III. Security & Reliability Risks
6. JWT in localStorage + XSS Vulnerability
- Problem:
localStorage is accessible via JavaScript → XSS attacks steal tokens.
- 24-hour tokens enable long-lived session hijacking.
- Failure Mode: Account takeover via malicious script injection.
- Solution: HttpOnly cookies + short-lived tokens.
- Implementation:
- Store JWT in
HttpOnly, SameSite=Strict, Secure cookies.
- Use short token expiry (e.g., 15m) + refresh tokens (stored in DB, rotated on use).
- Trade-offs:
- ✅ Mitigates XSS token theft.
- ❌ CSRF risk (solved with
SameSite=Strict + anti-CSRF tokens).
- ❌ Requires token refresh mechanism.
7. CDN Caching API Responses
- Problem:
- CloudFront caching stale document data (e.g., after an edit, cached response serves old content for 5m).
- Breaks "real-time" promise for document fetches.
- Failure Mode: Users load outdated documents after edits.
- Solution: Disable CDN caching for dynamic API endpoints.
- Implementation:
- Set
Cache-Control: no-store, must-revalidate on all document-related API responses.
- Only cache static assets (JS/CSS/images) via CDN.
- Trade-offs:
- ✅ Ensures clients always get fresh data.
- ❌ Increased load on API servers (mitigated by WebSocket real-time updates).
8. WebSocket Connection Loss Handling
- Problem:
- No mechanism to recover after client disconnects (e.g., network drop).
- On reconnect, client reloads full document → loses local uncommitted edits.
- Failure Mode: User loses minutes of work after brief network outage.
- Solution: Client-side operational history + reconnect sync.
- Implementation:
- Client buffers unacknowledged operations locally.
- On reconnect, send buffered ops + last server-acknowledged sequence number.
- Server validates and applies missed ops (using OT/CRDTs).
- Trade-offs:
- ✅ Recovers uncommitted edits.
- ❌ Complex client logic (handled by libraries like Yjs).
IV. Other Critical Oversights
9. No Document Versioning
- Problem: Accidental deletions or malicious edits are irreversible.
- Solution: Append-only operation log (solved by Kafka-based storage in #4).
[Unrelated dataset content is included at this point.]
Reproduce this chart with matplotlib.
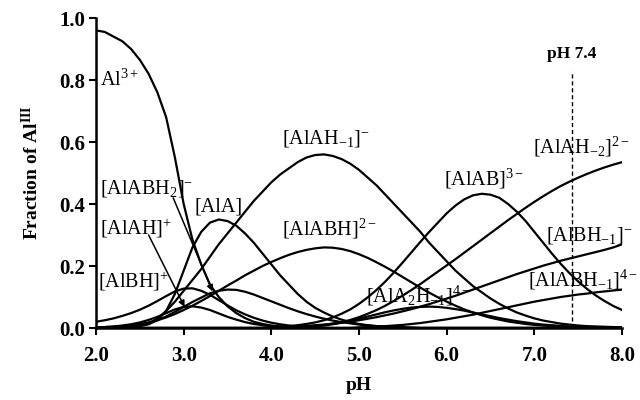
import matplotlib
matplotlib.use("Agg")
import matplotlib.pyplot as plt
import numpy as np

plt.rcParams["font.family"] = ["Liberation Serif", "DejaVu Serif"]
plt.rcParams["mathtext.fontset"] = "custom"
plt.rcParams["mathtext.rm"] = "Liberation Serif"
plt.rcParams["mathtext.it"] = "Liberation Serif:italic"
plt.rcParams["mathtext.bf"] = "Liberation Serif:bold"

# pH grid, 0.1 steps
ph = np.linspace(2.0, 8.0, 61)

al = [0.96, 0.955, 0.94, 0.925, 0.90, 0.865, 0.82, 0.76, 0.68, 0.55, 0.40,
      0.285, 0.205, 0.14, 0.10, 0.07, 0.048, 0.032, 0.02, 0.013, 0.008,
      0.005, 0.003, 0.002, 0.001] + [0.0] * 36

al_a = [0.0, 0.0, 0.001, 0.003, 0.004, 0.006, 0.012, 0.025, 0.055, 0.11,
        0.185, 0.26, 0.31, 0.34, 0.35, 0.345, 0.33, 0.305, 0.275, 0.24,
        0.205, 0.17, 0.14, 0.11, 0.085, 0.065, 0.05, 0.037, 0.027, 0.019,
        0.013, 0.009, 0.006, 0.004, 0.003, 0.002, 0.001] + [0.0] * 24

al_ah_m1 = [0.0, 0.0, 0.001, 0.002, 0.004, 0.008, 0.015, 0.03, 0.055, 0.085,
            0.12, 0.155, 0.19, 0.23, 0.27, 0.305, 0.34, 0.375, 0.41, 0.44,
            0.47, 0.495, 0.515, 0.535, 0.55, 0.558, 0.56, 0.555, 0.545, 0.53,
            0.51, 0.485, 0.46, 0.43, 0.40, 0.37, 0.34, 0.31, 0.275, 0.245,
            0.215, 0.185, 0.16, 0.135, 0.115, 0.095, 0.078, 0.063, 0.05, 0.04,
            0.031, 0.024, 0.019, 0.014, 0.011, 0.008, 0.006, 0.005, 0.004,
            0.003, 0.002]

al_abh = [0.002, 0.003, 0.004, 0.006, 0.009, 0.013, 0.018, 0.025, 0.034,
          0.045, 0.058, 0.072, 0.087, 0.103, 0.12, 0.137, 0.153, 0.17, 0.185,
          0.20, 0.213, 0.225, 0.236, 0.245, 0.252, 0.257, 0.26, 0.259, 0.255,
          0.248, 0.238, 0.226, 0.212, 0.197, 0.181, 0.164, 0.147, 0.13, 0.114,
          0.099, 0.085, 0.072, 0.06, 0.05, 0.041, 0.033, 0.027, 0.021, 0.017,
          0.013, 0.01, 0.008, 0.006, 0.005, 0.004, 0.003, 0.002, 0.002,
          0.001, 0.001, 0.001]

al_bh = [0.02, 0.025, 0.031, 0.039, 0.048, 0.059, 0.072, 0.087, 0.103, 0.118,
         0.127, 0.128, 0.12, 0.107, 0.09, 0.073, 0.057, 0.044, 0.033, 0.024,
         0.017, 0.012, 0.008, 0.005, 0.003, 0.002, 0.001] + [0.0] * 34

al_ah = [0.002, 0.003, 0.005, 0.008, 0.012, 0.018, 0.026, 0.036, 0.048, 0.06,
         0.068, 0.07, 0.066, 0.058, 0.047, 0.036, 0.027, 0.019, 0.013, 0.009,
         0.006, 0.004, 0.002, 0.001] + [0.0] * 37

al_abh2 = [0.001, 0.001, 0.002, 0.004, 0.006, 0.01, 0.016, 0.025, 0.037,
           0.052, 0.068, 0.084, 0.098, 0.112, 0.12, 0.124, 0.123, 0.117,
           0.108, 0.097, 0.086, 0.075, 0.064, 0.054, 0.045, 0.037, 0.03,
           0.024, 0.019, 0.015, 0.011, 0.008, 0.006, 0.004, 0.003, 0.002,
           0.001] + [0.0] * 24

al_a2h_m1 = [0.0] * 23 + [
    0.002, 0.003, 0.005, 0.008, 0.012, 0.017, 0.023, 0.03, 0.037, 0.044,
    0.051, 0.057, 0.062, 0.066, 0.068, 0.069, 0.068, 0.065, 0.061, 0.056,
    0.05, 0.044, 0.038, 0.032, 0.027, 0.022, 0.018, 0.014, 0.011, 0.009,
    0.007, 0.005, 0.004, 0.003, 0.002, 0.002, 0.001, 0.001]

al_ab = [0.0] * 20 + [
    0.003, 0.004, 0.006, 0.009, 0.013, 0.018, 0.025, 0.034, 0.046, 0.06,
    0.078, 0.099, 0.123, 0.15, 0.18, 0.212, 0.245, 0.278, 0.31, 0.34,
    0.37, 0.395, 0.415, 0.428, 0.433, 0.43, 0.42, 0.40, 0.375, 0.345,
    0.31, 0.275, 0.24, 0.207, 0.177, 0.15, 0.126, 0.105, 0.087, 0.071,
    0.058]

al_ah_m2 = [0.0] * 22 + [
    0.002, 0.003, 0.005, 0.007, 0.01, 0.014, 0.019, 0.026, 0.035, 0.046,
    0.058, 0.072, 0.088, 0.105, 0.123, 0.142, 0.162, 0.182, 0.202, 0.222,
    0.243, 0.264, 0.285, 0.306, 0.327, 0.348, 0.368, 0.388, 0.407, 0.425,
    0.442, 0.458, 0.472, 0.485, 0.497, 0.508, 0.518, 0.527, 0.535]

al_bh_m1 = [0.0] * 20 + [
    0.002, 0.003, 0.004, 0.005, 0.007, 0.009, 0.011, 0.014, 0.017, 0.021,
    0.025, 0.03, 0.035, 0.041, 0.047, 0.054, 0.061, 0.069, 0.077, 0.086,
    0.095, 0.104, 0.114, 0.124, 0.134, 0.144, 0.154, 0.164, 0.174, 0.183,
    0.192, 0.201, 0.209, 0.217, 0.224, 0.231, 0.238, 0.245, 0.252, 0.26,
    0.27]

al_abh_m1 = [0.0] * 30 + [
    0.002, 0.003, 0.004, 0.006, 0.008, 0.01, 0.013, 0.016, 0.02, 0.024,
    0.028, 0.033, 0.038, 0.043, 0.049, 0.055, 0.061, 0.067, 0.073, 0.079,
    0.085, 0.09, 0.095, 0.1, 0.104, 0.108, 0.111, 0.115, 0.118, 0.121,
    0.124]

series = [al, al_a, al_ah_m1, al_abh, al_bh, al_ah, al_abh2, al_a2h_m1,
          al_ab, al_ah_m2, al_bh_m1, al_abh_m1]

# species labels: (text, pH, fraction)
labels = [
    (r"Al$^{3+}$", 2.05, 0.80),
    (r"[AlABH$_2$]$^{-}$", 2.04, 0.45),
    (r"[AlA]", 3.12, 0.39),
    (r"[AlAH]$^{+}$", 2.04, 0.32),
    (r"[AlBH]$^{+}$", 2.02, 0.15),
    (r"[AlAH$_{-1}$]$^{-}$", 4.12, 0.61),
    (r"[AlABH]$^{2-}$", 4.12, 0.32),
    (r"[AlA$_2$H$_{-1}$]$^{4-}$", 5.08, 0.105),
    (r"[AlAB]$^{3-}$", 5.97, 0.48),
    (r"[AlAH$_{-2}$]$^{2-}$", 6.98, 0.585),
    (r"[AlBH$_{-1}$]$^{-}$", 7.13, 0.30),
    (r"[AlABH$_{-1}$]$^{4-}$", 6.93, 0.155),
]

fig = plt.figure(figsize=(6.4, 4.0), dpi=100)
ax = fig.add_axes([0.15, 0.18, 0.822, 0.775])

for ys in series:
    ax.plot(ph, ys, color="black", lw=1.6, solid_joinstyle="round")

for text, x, y in labels:
    ax.text(x, y, text, fontsize=14.5, va="center", ha="left")

# arrows from the crowded low-pH labels
ax.annotate("", xy=(3.01, 0.068), xytext=(2.6, 0.30),
            arrowprops=dict(arrowstyle="-|>", color="black", lw=1.1,
                            mutation_scale=9, shrinkA=0, shrinkB=0))
ax.annotate("", xy=(3.33, 0.118), xytext=(2.88, 0.42),
            arrowprops=dict(arrowstyle="-|>", color="black", lw=1.1,
                            mutation_scale=9, shrinkA=0, shrinkB=0))

# physiological pH marker
ax.plot([7.43, 7.43], [0.0, 0.83], color="black", lw=1.0, ls=(0, (3, 2)))
ax.text(7.43, 0.885, "pH 7.4", fontsize=12.5, ha="center", va="center",
        fontweight="bold")

ax.set_xlim(2.0, 8.0)
ax.set_ylim(0.0, 1.0)
ax.set_xticks([2, 3, 4, 5, 6, 7, 8])
ax.set_xticklabels(["2.0", "3.0", "4.0", "5.0", "6.0", "7.0", "8.0"])
ax.set_yticks([0.0, 0.2, 0.4, 0.6, 0.8, 1.0])
ax.set_yticklabels(["0.0", "0.2", "0.4", "0.6", "0.8", "1.0"])
ax.tick_params(direction="out", length=5, width=1.5, labelsize=15)
ax.tick_params(axis="x", pad=8)
ax.tick_params(axis="y", pad=3)
for lab in ax.get_xticklabels() + ax.get_yticklabels():
    lab.set_fontweight("bold")

for side in ("top", "right"):
    ax.spines[side].set_visible(False)
for side in ("left", "bottom"):
    ax.spines[side].set_linewidth(1.8)

ax.set_xlabel("pH", fontsize=14, fontweight="bold", labelpad=8)
ax.set_ylabel(r"Fraction of Al$^{\mathbf{III}}$", fontsize=14,
              fontweight="bold", labelpad=12)

fig.savefig("out.png", dpi=100)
Enables "undo" and history playback.
- Trade-off: Increased storage (but diffs minimize impact).
10. Load Balancer Session Affinity (Sticky Sessions) Missing
- Problem: Round-robin LB may route WebSocket requests to different servers mid-session → broken connections.
- Solution: Enable sticky sessions (e.g.,
sticky: true in Nginx, ALB target group stickiness).
- Trade-off: Uneven load if clients reconnect frequently (mitigated by session affinity TTL).
11. Redis as Single Point of Failure
- Problem: Redis crash → session cache/auth data lost, WebSocket servers can't sync.
- Solution: Redis Cluster with replicas + persistent storage.
- Trade-off: Increased ops complexity; slight latency increase.
Key Takeaways & Prioritized Fixes
| Issue Severity | Priority | Fix | Why Critical |
|---|
| Client LWW | 🔴 CRITICAL | OT/CRDTs + logical clocks | Prevents constant data loss & divergence |
| Polling bottleneck | 🔴 CRITICAL | Redis Pub/Sub | Eliminates 2s latency & DB overload |
| Full HTML snapshots | 🟠 HIGH | Kafka + diff-based storage | Solves write saturation, reduces storage 90%+ |
| JWT in localStorage | 🟠 HIGH | HttpOnly cookies + short tokens | Prevents mass account takeovers |
| No message ordering | 🔵 MEDIUM | Lamport timestamps | Required for OT/CRDTs to work correctly |
Without OT/CRDTs and Pub/Sub, this system is fundamentally broken for collaboration – it will lose data under even light concurrent usage. Start by replacing LWW and polling, then address storage/performance. The proposed solutions align with industry standards (Google Docs uses OT; Figma uses CRDTs). While they add complexity, they’re necessary for correctness – collaboration correctness trumps simplicity.